(Written request):
Extract each line of the data and write it out again exactly.

>>>>>

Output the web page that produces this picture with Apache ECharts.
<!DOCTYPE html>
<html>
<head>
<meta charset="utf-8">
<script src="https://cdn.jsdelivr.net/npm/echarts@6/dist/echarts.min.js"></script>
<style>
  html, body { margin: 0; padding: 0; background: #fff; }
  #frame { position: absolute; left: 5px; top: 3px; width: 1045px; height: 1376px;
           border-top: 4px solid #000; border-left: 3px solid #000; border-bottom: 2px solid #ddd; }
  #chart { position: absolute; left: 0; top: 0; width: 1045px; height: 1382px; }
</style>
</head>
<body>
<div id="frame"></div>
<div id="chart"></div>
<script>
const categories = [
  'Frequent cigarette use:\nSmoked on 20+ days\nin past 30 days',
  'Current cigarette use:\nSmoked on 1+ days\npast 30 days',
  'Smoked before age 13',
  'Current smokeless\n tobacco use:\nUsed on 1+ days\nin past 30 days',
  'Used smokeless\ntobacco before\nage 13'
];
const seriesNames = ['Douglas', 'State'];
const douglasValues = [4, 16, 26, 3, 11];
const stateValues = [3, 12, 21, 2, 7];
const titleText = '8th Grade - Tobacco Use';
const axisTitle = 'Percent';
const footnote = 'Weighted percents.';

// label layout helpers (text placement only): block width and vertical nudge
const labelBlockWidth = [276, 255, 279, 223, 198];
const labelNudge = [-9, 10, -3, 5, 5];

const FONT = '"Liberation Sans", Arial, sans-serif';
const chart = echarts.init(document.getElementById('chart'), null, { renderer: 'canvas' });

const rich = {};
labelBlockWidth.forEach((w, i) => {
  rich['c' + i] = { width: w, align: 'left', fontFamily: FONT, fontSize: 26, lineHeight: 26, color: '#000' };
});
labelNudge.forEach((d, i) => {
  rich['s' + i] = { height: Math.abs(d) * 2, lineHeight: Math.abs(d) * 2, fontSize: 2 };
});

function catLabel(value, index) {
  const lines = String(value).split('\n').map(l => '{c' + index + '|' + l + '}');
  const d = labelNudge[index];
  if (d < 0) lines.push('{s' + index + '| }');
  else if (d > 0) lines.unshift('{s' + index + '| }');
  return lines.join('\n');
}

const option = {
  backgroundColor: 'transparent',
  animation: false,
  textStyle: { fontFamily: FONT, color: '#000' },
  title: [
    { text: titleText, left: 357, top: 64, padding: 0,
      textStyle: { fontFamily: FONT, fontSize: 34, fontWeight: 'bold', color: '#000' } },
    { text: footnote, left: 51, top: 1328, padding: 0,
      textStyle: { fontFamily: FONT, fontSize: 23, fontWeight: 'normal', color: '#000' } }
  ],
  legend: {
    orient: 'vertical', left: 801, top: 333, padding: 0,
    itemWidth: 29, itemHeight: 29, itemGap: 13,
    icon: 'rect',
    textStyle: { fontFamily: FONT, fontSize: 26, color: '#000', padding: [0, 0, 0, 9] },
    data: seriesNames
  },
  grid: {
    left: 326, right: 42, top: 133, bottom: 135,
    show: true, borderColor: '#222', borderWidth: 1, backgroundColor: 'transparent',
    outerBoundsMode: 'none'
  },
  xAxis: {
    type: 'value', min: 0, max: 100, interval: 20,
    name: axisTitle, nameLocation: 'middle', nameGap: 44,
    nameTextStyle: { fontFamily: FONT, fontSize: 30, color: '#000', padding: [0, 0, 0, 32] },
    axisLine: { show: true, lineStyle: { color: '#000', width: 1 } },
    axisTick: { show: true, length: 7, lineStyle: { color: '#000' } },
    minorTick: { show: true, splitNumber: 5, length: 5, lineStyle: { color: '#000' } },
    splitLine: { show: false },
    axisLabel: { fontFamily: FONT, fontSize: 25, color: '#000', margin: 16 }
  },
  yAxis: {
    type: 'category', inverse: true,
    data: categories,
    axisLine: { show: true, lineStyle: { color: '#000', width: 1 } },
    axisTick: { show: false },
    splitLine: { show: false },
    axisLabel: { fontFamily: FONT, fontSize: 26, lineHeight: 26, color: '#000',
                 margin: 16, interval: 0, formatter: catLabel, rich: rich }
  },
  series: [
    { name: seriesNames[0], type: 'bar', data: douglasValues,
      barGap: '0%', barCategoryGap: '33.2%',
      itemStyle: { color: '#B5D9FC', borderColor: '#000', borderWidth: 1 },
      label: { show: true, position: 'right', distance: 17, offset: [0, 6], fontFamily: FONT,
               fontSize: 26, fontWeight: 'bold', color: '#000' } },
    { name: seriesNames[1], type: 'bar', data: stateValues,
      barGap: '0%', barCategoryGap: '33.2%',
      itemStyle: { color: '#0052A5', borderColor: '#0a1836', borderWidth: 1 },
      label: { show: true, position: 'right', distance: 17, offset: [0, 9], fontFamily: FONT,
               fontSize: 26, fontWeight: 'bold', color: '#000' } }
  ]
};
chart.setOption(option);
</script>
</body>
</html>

<<<<<

(Written reply):
Output the web page that produces this picture with Apache ECharts.
<!DOCTYPE html>
<html>
<head>
<meta charset="utf-8">
<script src="https://cdn.jsdelivr.net/npm/echarts@6/dist/echarts.min.js"></script>
<style>
  html, body { margin: 0; padding: 0; background: #fff; }
  #frame { position: absolute; left: 5px; top: 3px; width: 1045px; height: 1376px;
           border-top: 4px solid #000; border-left: 3px solid #000; border-bottom: 2px solid #ddd; }
  #chart { position: absolute; left: 0; top: 0; width: 1045px; height: 1382px; }
</style>
</head>
<body>
<div id="frame"></div>
<div id="chart"></div>
<script>
const categories = [
  'Frequent cigarette use:\nSmoked on 20+ days\nin past 30 days',
  'Current cigarette use:\nSmoked on 1+ days\npast 30 days',
  'Smoked before age 13',
  'Current smokeless\n tobacco use:\nUsed on 1+ days\nin past 30 days',
  'Used smokeless\ntobacco before\nage 13'
];
const seriesNames = ['Douglas', 'State'];
const douglasValues = [4, 16, 26, 3, 11];
const stateValues = [3, 12, 21, 2, 7];
const titleText = '8th Grade - Tobacco Use';
const axisTitle = 'Percent';
const footnote = 'Weighted percents.';

// label layout helpers (text placement only): block width and vertical nudge
const labelBlockWidth = [276, 255, 279, 223, 198];
const labelNudge = [-9, 10, -3, 5, 5];

const FONT = '"Liberation Sans", Arial, sans-serif';
const chart = echarts.init(document.getElementById('chart'), null, { renderer: 'canvas' });

const rich = {};
labelBlockWidth.forEach((w, i) => {
  rich['c' + i] = { width: w, align: 'left', fontFamily: FONT, fontSize: 26, lineHeight: 26, color: '#000' };
});
labelNudge.forEach((d, i) => {
  rich['s' + i] = { height: Math.abs(d) * 2, lineHeight: Math.abs(d) * 2, fontSize: 2 };
});

function catLabel(value, index) {
  const lines = String(value).split('\n').map(l => '{c' + index + '|' + l + '}');
  const d = labelNudge[index];
  if (d < 0) lines.push('{s' + index + '| }');
  else if (d > 0) lines.unshift('{s' + index + '| }');
  return lines.join('\n');
}

const option = {
  backgroundColor: 'transparent',
  animation: false,
  textStyle: { fontFamily: FONT, color: '#000' },
  title: [
    { text: titleText, left: 357, top: 64, padding: 0,
      textStyle: { fontFamily: FONT, fontSize: 34, fontWeight: 'bold', color: '#000' } },
    { text: footnote, left: 51, top: 1328, padding: 0,
      textStyle: { fontFamily: FONT, fontSize: 23, fontWeight: 'normal', color: '#000' } }
  ],
  legend: {
    orient: 'vertical', left: 801, top: 333, padding: 0,
    itemWidth: 29, itemHeight: 29, itemGap: 13,
    icon: 'rect',
    textStyle: { fontFamily: FONT, fontSize: 26, color: '#000', padding: [0, 0, 0, 9] },
    data: seriesNames
  },
  grid: {
    left: 326, right: 42, top: 133, bottom: 135,
    show: true, borderColor: '#222', borderWidth: 1, backgroundColor: 'transparent',
    outerBoundsMode: 'none'
  },
  xAxis: {
    type: 'value', min: 0, max: 100, interval: 20,
    name: axisTitle, nameLocation: 'middle', nameGap: 44,
    nameTextStyle: { fontFamily: FONT, fontSize: 30, color: '#000', padding: [0, 0, 0, 32] },
    axisLine: { show: true, lineStyle: { color: '#000', width: 1 } },
    axisTick: { show: true, length: 7, lineStyle: { color: '#000' } },
    minorTick: { show: true, splitNumber: 5, length: 5, lineStyle: { color: '#000' } },
    splitLine: { show: false },
    axisLabel: { fontFamily: FONT, fontSize: 25, color: '#000', margin: 16 }
  },
  yAxis: {
    type: 'category', inverse: true,
    data: categories,
    axisLine: { show: true, lineStyle: { color: '#000', width: 1 } },
    axisTick: { show: false },
    splitLine: { show: false },
    axisLabel: { fontFamily: FONT, fontSize: 26, lineHeight: 26, color: '#000',
                 margin: 16, interval: 0, formatter: catLabel, rich: rich }
  },
  series: [
    { name: seriesNames[0], type: 'bar', data: douglasValues,
      barGap: '0%', barCategoryGap: '33.2%',
      itemStyle: { color: '#B5D9FC', borderColor: '#000', borderWidth: 1 },
      label: { show: true, position: 'right', distance: 17, offset: [0, 6], fontFamily: FONT,
               fontSize: 26, fontWeight: 'bold', color: '#000' } },
    { name: seriesNames[1], type: 'bar', data: stateValues,
      barGap: '0%', barCategoryGap: '33.2%',
      itemStyle: { color: '#0052A5', borderColor: '#0a1836', borderWidth: 1 },
      label: { show: true, position: 'right', distance: 17, offset: [0, 9], fontFamily: FONT,
               fontSize: 26, fontWeight: 'bold', color: '#000' } }
  ]
};
chart.setOption(option);
</script>
</body>
</html>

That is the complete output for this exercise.